◆ WHAT IS BEING ASKED
Identify all lines below that hold "matplotlib" and collect them.

○ ○ ○

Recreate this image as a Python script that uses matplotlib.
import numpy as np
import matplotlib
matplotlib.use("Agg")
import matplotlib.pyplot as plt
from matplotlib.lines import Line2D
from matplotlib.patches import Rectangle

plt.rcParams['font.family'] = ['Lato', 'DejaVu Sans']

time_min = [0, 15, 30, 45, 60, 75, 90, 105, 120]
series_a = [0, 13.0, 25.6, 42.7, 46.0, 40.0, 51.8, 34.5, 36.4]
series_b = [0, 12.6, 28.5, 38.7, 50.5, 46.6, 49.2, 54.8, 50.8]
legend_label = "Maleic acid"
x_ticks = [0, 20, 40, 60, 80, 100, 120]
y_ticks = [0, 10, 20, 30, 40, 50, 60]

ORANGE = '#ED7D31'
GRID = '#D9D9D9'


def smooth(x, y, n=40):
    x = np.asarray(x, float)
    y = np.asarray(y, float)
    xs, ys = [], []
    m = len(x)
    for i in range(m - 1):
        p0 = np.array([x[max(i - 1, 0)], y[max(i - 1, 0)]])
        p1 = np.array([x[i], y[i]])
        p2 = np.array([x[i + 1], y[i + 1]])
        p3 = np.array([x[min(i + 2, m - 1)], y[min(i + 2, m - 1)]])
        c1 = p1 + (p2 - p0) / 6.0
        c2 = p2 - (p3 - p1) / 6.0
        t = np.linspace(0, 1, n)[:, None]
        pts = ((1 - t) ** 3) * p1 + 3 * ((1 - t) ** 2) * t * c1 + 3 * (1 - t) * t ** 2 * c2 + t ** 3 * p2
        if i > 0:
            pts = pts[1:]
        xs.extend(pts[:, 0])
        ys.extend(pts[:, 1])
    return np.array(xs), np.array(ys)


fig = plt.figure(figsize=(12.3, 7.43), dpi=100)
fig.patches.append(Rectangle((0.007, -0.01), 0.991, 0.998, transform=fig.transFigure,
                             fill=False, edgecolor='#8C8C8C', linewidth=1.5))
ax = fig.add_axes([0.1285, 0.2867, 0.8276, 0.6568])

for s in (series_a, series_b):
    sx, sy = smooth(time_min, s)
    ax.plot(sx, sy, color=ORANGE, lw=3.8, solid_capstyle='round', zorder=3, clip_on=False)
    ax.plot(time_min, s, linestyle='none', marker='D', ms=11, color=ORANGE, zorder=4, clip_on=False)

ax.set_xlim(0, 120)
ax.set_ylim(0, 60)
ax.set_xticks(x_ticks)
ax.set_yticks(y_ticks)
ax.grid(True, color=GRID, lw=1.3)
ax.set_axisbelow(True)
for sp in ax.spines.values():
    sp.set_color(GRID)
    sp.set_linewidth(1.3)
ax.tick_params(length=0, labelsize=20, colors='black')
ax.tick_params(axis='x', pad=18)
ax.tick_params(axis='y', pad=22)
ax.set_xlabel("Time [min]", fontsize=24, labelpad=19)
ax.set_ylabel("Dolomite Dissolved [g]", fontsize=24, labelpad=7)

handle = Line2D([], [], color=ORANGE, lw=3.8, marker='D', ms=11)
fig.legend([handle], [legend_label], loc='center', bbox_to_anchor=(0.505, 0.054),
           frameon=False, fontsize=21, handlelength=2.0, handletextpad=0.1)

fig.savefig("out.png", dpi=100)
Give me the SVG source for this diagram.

○ ○ ○

◆ REPLY TO THE EXERCISE
Recreate this image as a Python script that uses matplotlib.
import matplotlib
matplotlib.use("Agg")
import matplotlib.pyplot as plt
from matplotlib.lines import Line2D
from matplotlib.patches import Rectangle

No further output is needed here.